Rebecca Gisler, D’oncle, 2021, 128 p.

couverture du livre D'oncle

Résumé :
Une famille en Bretagne, vraiment bizarre pour ne pas dire à la limite de la normale. La fille, narratrice, est entourée de son oncle, « l’oncle » de son frère et de sa mère (sœur de l’oncle). Apparaissent aussi au fil du récit, les grands parents, l’oncle de l’oncle et ses potes de beuverie. Le premier chapitre nous met immédiatement dans l’ambiance, la fille se mettant la tête dans la cuvette des WC pensant que son oncle a disparu par là.

Mon avis :
J’ai trouvé ce récit presque écœurant. Il m’a fait penser, en plus sordide, aux romans du prix Inter sur les pères disparus. L’auteur a sûrement besoin de s’épancher en écrivant mais je ne vois pas en quoi cela nous intéresse. La quatrième de couverture nous parle d’une écriture « entomologiste » (étude des insectes !) et c’est peut-être vrai, mais l’insecte est assez peu ragoûtant. Cette famille, au bord de la détresse morale et sociale ne m’a vraiment pas fait rêver ! Pourtant, elle existe sûrement.

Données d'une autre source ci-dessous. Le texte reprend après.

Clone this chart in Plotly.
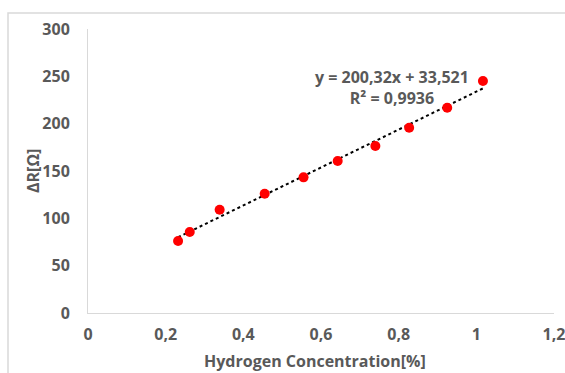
import plotly.graph_objects as go

# Data
conc = [0.232, 0.262, 0.339, 0.455, 0.555, 0.643, 0.740, 0.827, 0.925, 1.017]
delta_r = [76.1, 85.6, 109.1, 126.0, 143.3, 160.6, 176.4, 195.7, 216.9, 245.0]
slope = 200.32
intercept = 33.521
r2 = 0.9936
x_ticks = [0, 0.2, 0.4, 0.6, 0.8, 1, 1.2]
y_ticks = [0, 50, 100, 150, 200, 250, 300]
x_title = "Hydrogen Concentration[%]"
y_title = "ΔR[Ω]"

gray = "#595959"
font_family = "Open Sans"

x_fit = [min(conc), max(conc)]
y_fit = [slope * v + intercept for v in x_fit]

fig = go.Figure()
fig.add_trace(go.Scatter(
    x=x_fit, y=y_fit, mode="lines",
    line=dict(color="black", width=2, dash="dot"),
    showlegend=False, hoverinfo="skip"))
fig.add_trace(go.Scatter(
    x=conc, y=delta_r, mode="markers",
    marker=dict(color="#ff0000", size=10),
    showlegend=False))

eq = f"y = {slope:.2f}x + {intercept:.3f}".replace(".", ",")
rr = f"R² = {r2:.4f}".replace(".", ",")
fig.add_annotation(
    x=0.782, y=238.7, xref="x", yref="y",
    text=f"<b>{eq}</b><br><b>{rr}</b>", showarrow=False,
    align="center",
    font=dict(family=font_family, size=16, color=gray))

# y-axis title placed as rotated annotation
fig.add_annotation(
    x=(33 - 88) / 466, y=0.5, xref="paper", yref="paper",
    text=f"<b>{y_title}</b>", showarrow=False, textangle=-90,
    xanchor="center", yanchor="middle",
    font=dict(family=font_family, size=16, color=gray))

# x-axis title placed as annotation
fig.add_annotation(
    x=(315 - 88) / 466, y=(313 - 361) / 284, xref="paper", yref="paper",
    text=f"<b>{x_title}</b>", showarrow=False,
    xanchor="center", yanchor="middle",
    font=dict(family=font_family, size=16, color=gray))

# outer chart border (cropped at right/bottom)
fig.add_shape(type="rect", xref="paper", yref="paper",
              x0=(8 - 88) / 466, x1=1.2, y0=-0.5, y1=(313 - 13) / 284,
              line=dict(color="#d9d9d9", width=1.5), layer="below")

fig.update_layout(
    width=565, height=373,
    margin=dict(l=88, r=11, t=29, b=60, autoexpand=False),
    paper_bgcolor="white", plot_bgcolor="white",
    separators=", ",
    font=dict(family=font_family, color=gray),
    xaxis=dict(
        range=[0, 1.2], tickvals=x_ticks, showgrid=False, zeroline=False,
        showline=True, linecolor="#d9d9d9", linewidth=1,
        ticks="outside", ticklen=7, tickcolor="rgba(0,0,0,0)",
        ticklabeloverflow="allow", automargin=False,
        tickfont=dict(family=font_family, size=16, color=gray, weight="bold"),
    ),
    yaxis=dict(
        range=[0, 300], tickvals=y_ticks, showgrid=False, zeroline=False,
        showline=True, linecolor="#d9d9d9", linewidth=1,
        ticks="outside", ticklen=14, tickcolor="rgba(0,0,0,0)",
        automargin=False,
        tickfont=dict(family=font_family, size=16, color=gray, weight="bold"),
    ),
)

fig.write_html(
    "out.html",
    config={"displayModeBar": False},
    post_script="document.body.style.margin='0';document.body.style.overflow='hidden';",
)
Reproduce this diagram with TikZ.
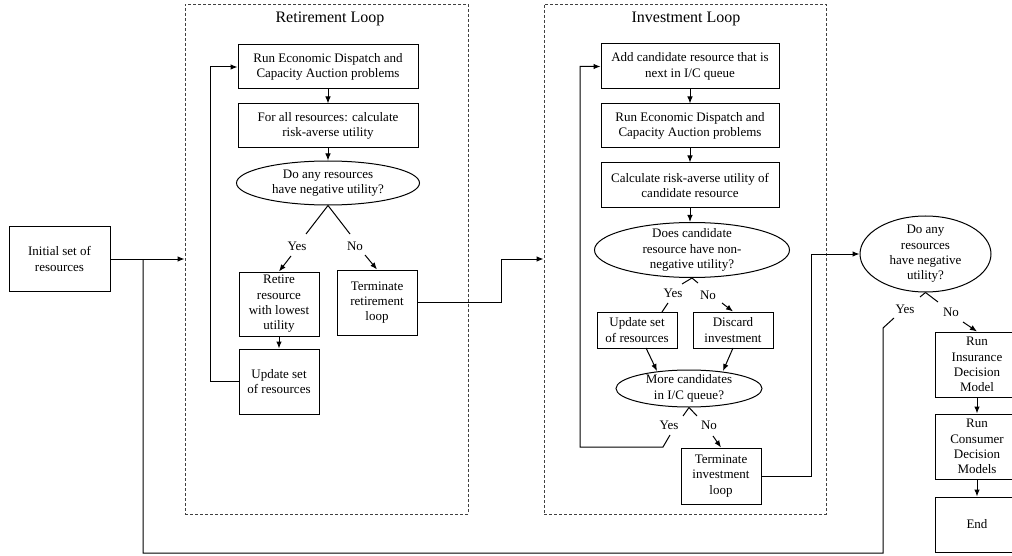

[Sélection Roblès] Sandrine Berthet – Jetés aux ténèbres (Pascale)

Sandrine Berthet, Jetés aux ténèbres, 2021, 352 p.

Résumé :
En 1873, après la Commune en France, les communards sont arrêtés et déportés en Nouvelle-Calédonie, sorte de prison à ciel ouvert.

Le roman décrit les conditions du trajet : des mois dans des cages à fond de cale dans la puanteur et la promiscuité. Puis comment les prisonniers organisent leur quotidien : construire des cabanes de fortune pour se mettre à l’abri, les tentatives d’évasion, la répression.

Mon avis :
Beaucoup de descriptions interminables, des rencontres : l’auteur avec Louise Michel déportée elle aussi. Au moment où quelques femmes débarquent sur cette partie de l’ile réservée aux prisonniers, on craint que ne s’ajoute, aux conditions de la détention, les violences faites aux femmes. Curieusement il n’en est rien, il suffit d’une prostituée pour 500 prisonniers…. Bon, ce n’est pas le thème du roman.

Très documenté, bien écrit, presque trop lisse, comme une copie de bon élève.

[Sélection Roblès] Caroline Hinault – Solak (Michèle)

Caroline Hinault, Solak, 2021, 124 p.

Résumé :
Solak, c’est un petit bout de terre tout au nord du cercle arctique, là où la nuit dure six mois et où le froid vous tue. Deux soldats gardent « le drapeau » et un scientifique analyse la banquise lorsqu’un nouveau venu est hélitreuillé au-dessus du camp pour remplacer un troisième soldat qui s’est suicidé. « Le gosse » va bousculer les habitudes de ce petit groupe et la tension monte, monte…..

Mon avis :
Ce roman est court, brutal, froid et violent, c’est la chronique d’un drame annoncé. Et pourtant il est captivant car la tension est palpable tout au long du récit. Le narrateur, le vieux soldat, raconte, avec des mots très crus, la vie de cette toute petite communauté d’hommes et l’auteur arrive à nous faire ressentir le climat glacial dans lequel se déroule l’histoire. Une histoire très glauque mais aussi pleine de sincérité sur les parcours des personnages.

On n’a vraiment pas envie de lâcher ce roman avant la fin car il nous « percute » ! Premier roman qui donne envie.